Environmental DNA Helps Reveal Reef Shark Distribution Across a Remote Archipelago
Dunn, N., Curnick, D.J., Carbone, C., Carlisle, A.B., Chapple, T.K., Dowell, R., Ferretti, F., Jacoby, D.M.P., Schallert, R.J., Steyaert, M., Tickler, D.M., Williamson, M.J., Block, B.A., Savolainen, V. (2023). Environmental DNA helps reveal reef shark distribution across a remote archipelago. Ecological Indicators.

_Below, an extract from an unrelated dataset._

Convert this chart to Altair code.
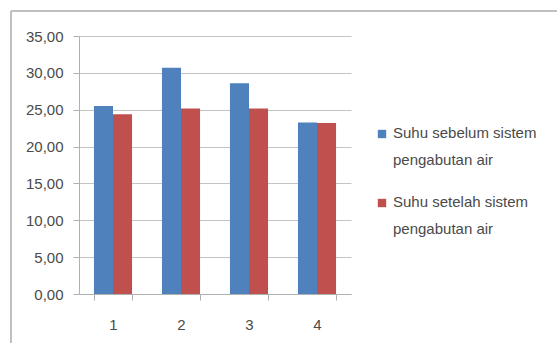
import altair as alt
import pandas as pd

categories = ["1", "2", "3", "4"]
series_names = ["Suhu sebelum sistem|pengabutan air", "Suhu setelah sistem|pengabutan air"]
before = [25.5, 30.7, 28.6, 23.25]
after = [24.4, 25.15, 25.15, 23.2]
colors = ["#4F81BD", "#C0504D"]

rows = []
for i, c in enumerate(categories):
    rows.append({"cat": c, "series": series_names[0], "value": before[i]})
    rows.append({"cat": c, "series": series_names[1], "value": after[i]})
df = pd.DataFrame(rows)
legend_df = pd.DataFrame({"series": series_names})

FONT = "Liberation Sans"
TXT = "#4a4a4a"
color_scale = alt.Scale(domain=series_names, range=colors)

bars = alt.Chart(df).mark_bar(clip=False).encode(
    x=alt.X("cat:N", sort=categories, title=None,
            scale=alt.Scale(paddingInner=0.44, paddingOuter=0.22),
            axis=alt.Axis(labelAngle=0, tickBand="extent", tickSize=6, tickColor="#b0b0b0",
                          domainColor="#b0b0b0", labelPadding=17, labelFontSize=15,
                          labelColor=TXT, labelFont=FONT, grid=False)),
    xOffset=alt.XOffset("series:N", sort=series_names),
    y=alt.Y("value:Q", title=None,
            scale=alt.Scale(domain=[0, 35], nice=False),
            axis=alt.Axis(values=[0, 5, 10, 15, 20, 25, 30, 35], tickSize=6,
                          tickColor="#b0b0b0", domainColor="#b0b0b0",
                          gridColor="#c4c4c4", labelPadding=10, labelFontSize=15,
                          labelColor=TXT, labelFont=FONT,
                          labelExpr="replace(format(datum.value, '.2f'), '.', ',')")),
    color=alt.Color("series:N", sort=series_names, scale=color_scale, legend=None),
)

leg_y = alt.Y("series:N", sort=series_names, axis=None, title=None,
              scale=alt.Scale(type="point", range=[98, 167], padding=0))

leg_sym = alt.Chart(legend_df).mark_square(size=70, opacity=1).encode(
    x=alt.value(303), y=leg_y,
    color=alt.Color("series:N", sort=series_names, scale=color_scale, legend=None),
)
leg_txt = alt.Chart(legend_df).mark_text(
    align="left", baseline="top", dy=-8, lineHeight=27, fontSize=15, font=FONT, color=TXT
).transform_calculate(lab="split(datum.series, '|')").encode(
    x=alt.value(314), y=leg_y, text="lab:N",
)

frame_top = alt.Chart(pd.DataFrame({"k": [0]})).mark_rule(color="#c0c0c0", strokeWidth=2).encode(
    x=alt.value(-68), x2=alt.value(480), y=alt.value(-25))
frame_left = alt.Chart(pd.DataFrame({"k": [0]})).mark_rule(color="#c0c0c0", strokeWidth=2).encode(
    x=alt.value(-68), y=alt.value(-25), y2=alt.value(320))

chart = alt.layer(frame_top, frame_left, bars, leg_sym, leg_txt).resolve_scale(
    y="independent"
).properties(
    width=272, height=258,
    autosize=alt.AutoSizeParams(type="none"),
    padding={"left": 79, "top": 36, "right": 206, "bottom": 49},
    background="white",
).configure_view(stroke=None)

chart.save("out.html", embed_options={"renderer": "svg", "actions": False})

Environmental DNA (eDNA) methods are being increasingly used in proof-of-concept studies to detect shark species, many populations of which are experiencing severe declines. These methods are widely seen as the future of biodiversity monitoring, but they have yet to become established as routine monitoring techniques for elasmobranch species. Here, we developed species-specific quantitative PCR assays for the detection of grey reef shark (Carcharhinus amblyrhynchos) and silvertip shark (Carcharhinus albimarginatus). We assessed whether species-specific eDNA methods could infer the distribution of the two species around the atolls of the Chagos Archipelago, which, despite being surrounded by a large marine protected area, experience contrasting levels of illegal fishing leading to heterogeneity in shark population densities. We found that eDNA detections were significantly reduced and sporadic around the northern atolls, which are under high pressure from illegal fishing. By contrast eDNA detections of both species were ubiquitous and consistent around the highly protected atoll Diego Garcia. We postulate that current levels of illegal, unreported and unregulated (IUU) fishing is having a significant impact on the shark community in the northern atolls and suppressing local reef shark populations. In the northern atolls we also employed visual and acoustic telemetry techniques to reveal the distribution of reef sharks. We found that despite eDNA samples being taken directly after visual surveys, detection results did not correlate, suggesting a need for further optimisation of eDNA methods for detecting sharks. However, both species were detected by eDNA in sites where they were not observed, highlighting that the scale of the sampling environment must be considered when inferring eDNA results and showing that eDNA methods can be used to fill gaps in data from more established monitoring techniques. We conclude that eDNA methods should be used in combination with other techniques to provide a complete picture of shark distribution so that threatened species can be better protected.